Podopieczne Tomasza Pawlikowskiego na inaugurację rozgrywek wygrały we Wrocławiu 88:76, następnie przegrały w Gorzowie Wielkopolskim 56:78. W środowym starciu z MKS MOS Betard, jeleniogórzanki od początku dominowały na boisku. Już po 6 minutach miejscowe prowadziły 23:10 i przed końcem pierwszej kwarty nieco odpuściły, przez co skończyło się wysokim wynikiem 31:21. W drugiej odsłonie ekipa z Zabobrza, wsparta dzięki umowie szkoleniowej zawodniczkami MKS MOS Karkonoszy - zdominowała rywalki i na przerwę oba zespoły schodziły przy stanie 61:32. Po zmianie stron gra się wyrównała, ale wynik jednoznacznie pokazywał, która drużyna jest lepsza.
KS Wichoś Jelenia Góra - MKS MOS Betard Wrocław 95:63 (31:21, 30:12, 18:15, 16:15)
Wichoś: Lorenz 21, Karaś 20, Stefan 16, Prokop 15, Rybkiewicz 8, Kwietoń 6, Michniewicz 5, Wałęska 4.
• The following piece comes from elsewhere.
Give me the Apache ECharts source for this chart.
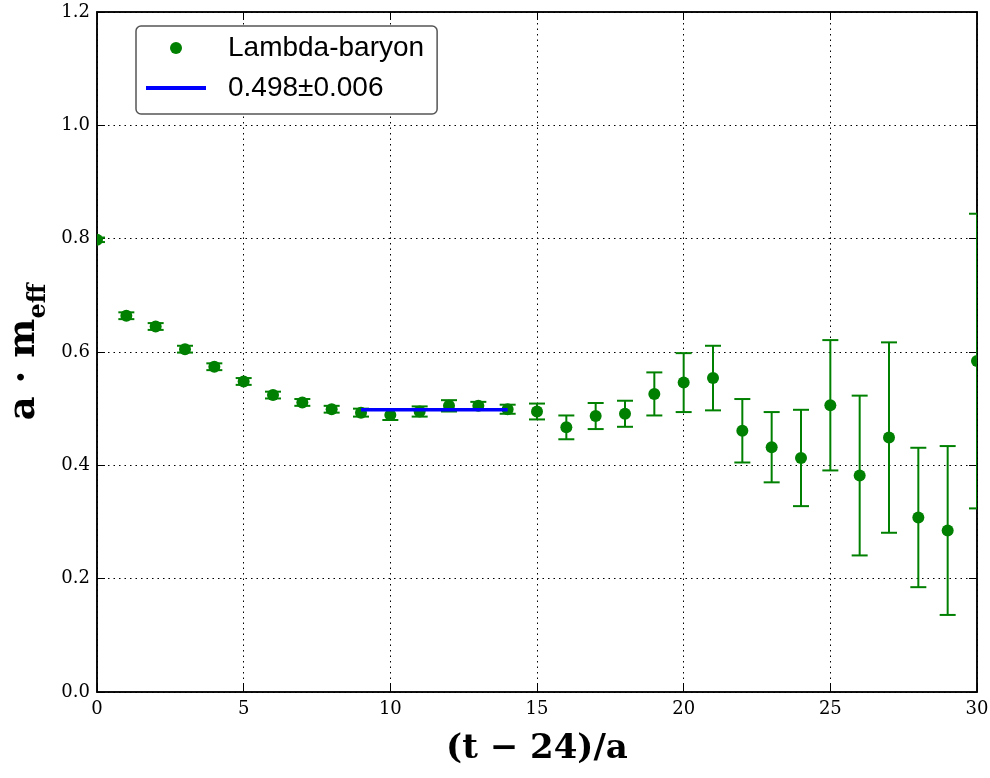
<!DOCTYPE html>
<html>
<head>
<meta charset="utf-8">
<script src="https://cdn.jsdelivr.net/npm/echarts@6/dist/echarts.min.js"></script>
<style>
  html, body { margin: 0; padding: 0; background: #fff; }
  #chart { width: 990px; height: 778px; }
</style>
</head>
<body>
<div id="chart"></div>
<script>
// effective mass data
var times = [0, 1, 2, 3, 4, 5, 6, 7, 8, 9, 10, 11, 12, 13, 14, 15, 16, 17, 18, 19, 20, 21, 22, 23, 24, 25, 26, 27, 28, 29, 30];
var meff = [0.798, 0.664, 0.645, 0.605, 0.574, 0.548, 0.524, 0.511, 0.499, 0.493, 0.489, 0.495, 0.505, 0.505, 0.499, 0.495, 0.467, 0.487, 0.491, 0.526, 0.546, 0.554, 0.461, 0.432, 0.413, 0.506, 0.382, 0.449, 0.308, 0.285, 0.584];
var meffErr = [0.004, 0.006, 0.006, 0.006, 0.006, 0.006, 0.006, 0.006, 0.006, 0.007, 0.009, 0.009, 0.010, 0.007, 0.008, 0.014, 0.021, 0.023, 0.023, 0.038, 0.052, 0.057, 0.056, 0.062, 0.085, 0.115, 0.141, 0.168, 0.123, 0.149, 0.260];

// plateau fit
var fitRange = [9, 14];
var fitValue = 0.498;
var fitLabel = '0.498\u00b10.006';

var green = '#008000';
var serif = 'DejaVu Serif';

var points = times.map(function (t, i) { return [t, meff[i], meffErr[i]]; });
var fitLine = fitRange.map(function (t) { return [t, fitValue]; });

function renderErr(params, api) {
    var x = api.value(0), y = api.value(1), e = api.value(2);
    var p = api.coord([x, y]);
    var hi = api.coord([x, y + e]);
    var lo = api.coord([x, y - e]);
    var w = 8;
    var st = { stroke: green, lineWidth: 2 };
    return {
        type: 'group',
        children: [
            { type: 'line', shape: { x1: p[0], y1: hi[1], x2: p[0], y2: lo[1] }, style: st },
            { type: 'line', shape: { x1: p[0] - w, y1: hi[1], x2: p[0] + w, y2: hi[1] }, style: st },
            { type: 'line', shape: { x1: p[0] - w, y1: lo[1], x2: p[0] + w, y2: lo[1] }, style: st },
            { type: 'circle', shape: { cx: p[0], cy: p[1], r: 6 }, style: { fill: green } }
        ]
    };
}

var gridLine = { show: true, lineStyle: { color: '#000', type: [1.5, 4], width: 1 } };
var axLine = { show: true, onZero: false, lineStyle: { color: '#000', width: 1.5 } };
var tickIn = { show: true, inside: true, length: 8, lineStyle: { color: '#000', width: 1 } };

var option = {
    animation: false,
    backgroundColor: '#fff',
    grid: {
        left: 97, right: 13, top: 12, bottom: 86,
        outerBoundsMode: 'none', containLabel: false,
        show: true, borderColor: '#000', borderWidth: 1.5
    },
    legend: {
        orient: 'vertical',
        left: 136, top: 26,
        padding: [7, 13, 11, 10],
        itemWidth: 60, itemHeight: 12, itemGap: 10,
        backgroundColor: '#fff',
        borderColor: '#555', borderWidth: 1.5, borderRadius: 5,
        selectedMode: false,
        textStyle: { fontFamily: 'Liberation Sans', fontSize: 28, color: '#000', lineHeight: 30, padding: [0, 0, 0, 17] },
        data: [
            { name: 'Lambda-baryon', icon: 'circle' },
            { name: fitLabel, icon: 'path://M0,0 H60 V4 H0 Z' }
        ]
    },
    xAxis: [{
        type: 'value', min: 0, max: 30, interval: 5,
        axisLine: axLine, axisTick: tickIn, splitLine: gridLine,
        axisLabel: { fontFamily: serif, fontSize: 18, color: '#000', margin: 8 },
        name: '(t \u2212 24)/a', nameLocation: 'middle', nameGap: 40,
        nameTextStyle: { fontFamily: serif, fontWeight: 'bold', fontSize: 34, color: '#000' }
    }, {
        type: 'value', position: 'top', min: 0, max: 30, interval: 5,
        axisLine: axLine, axisTick: tickIn, axisLabel: { show: false }, splitLine: { show: false }
    }],
    yAxis: [{
        type: 'value', min: 0, max: 1.2, interval: 0.2,
        axisLine: axLine, axisTick: tickIn, splitLine: gridLine,
        axisLabel: { fontFamily: serif, fontSize: 18, color: '#000', margin: 7, formatter: function (v) { return v.toFixed(1); } },
        name: '{m|a \u00b7 m}{s|eff}', nameLocation: 'middle', nameGap: 50, nameRotate: 90,
        nameTextStyle: {
            color: '#000',
            rich: {
                m: { fontFamily: serif, fontWeight: 'bold', fontSize: 37, color: '#000', verticalAlign: 'bottom', lineHeight: 42 },
                s: { fontFamily: serif, fontWeight: 'bold', fontSize: 24, color: '#000', verticalAlign: 'bottom', lineHeight: 42, padding: [0, 0, -8, 0] }
            }
        }
    }, {
        type: 'value', position: 'right', min: 0, max: 1.2, interval: 0.2,
        axisLine: axLine, axisTick: tickIn, axisLabel: { show: false }, splitLine: { show: false }
    }],
    series: [{
        name: 'Lambda-baryon',
        type: 'custom',
        clip: true,
        itemStyle: { color: green },
        renderItem: renderErr,
        encode: { x: 0, y: [1, 2] },
        data: points
    }, {
        name: fitLabel,
        type: 'line',
        showSymbol: false,
        symbol: 'none',
        color: '#0000ff',
        lineStyle: { color: '#0000ff', width: 3.5 },
        data: fitLine
    }]
};

var myChart = echarts.init(document.getElementById('chart'));
myChart.setOption(option);
</script>
</body>
</html>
MKS: Jasińska 24, Radziszewska 12, Sosińska 8, Tas 6, Pająk 4, Rój 4, Skowron 3, Pudło 2, Ludwiczyńska.
Ostatni mecz rozgrywek wojewódzkich Wichoś rozegra 2 grudnia, kiedy to do sali Szkoły Podstawowej Nr 11 w Jeleniej Górze przyjedzie lider z lubuskiego.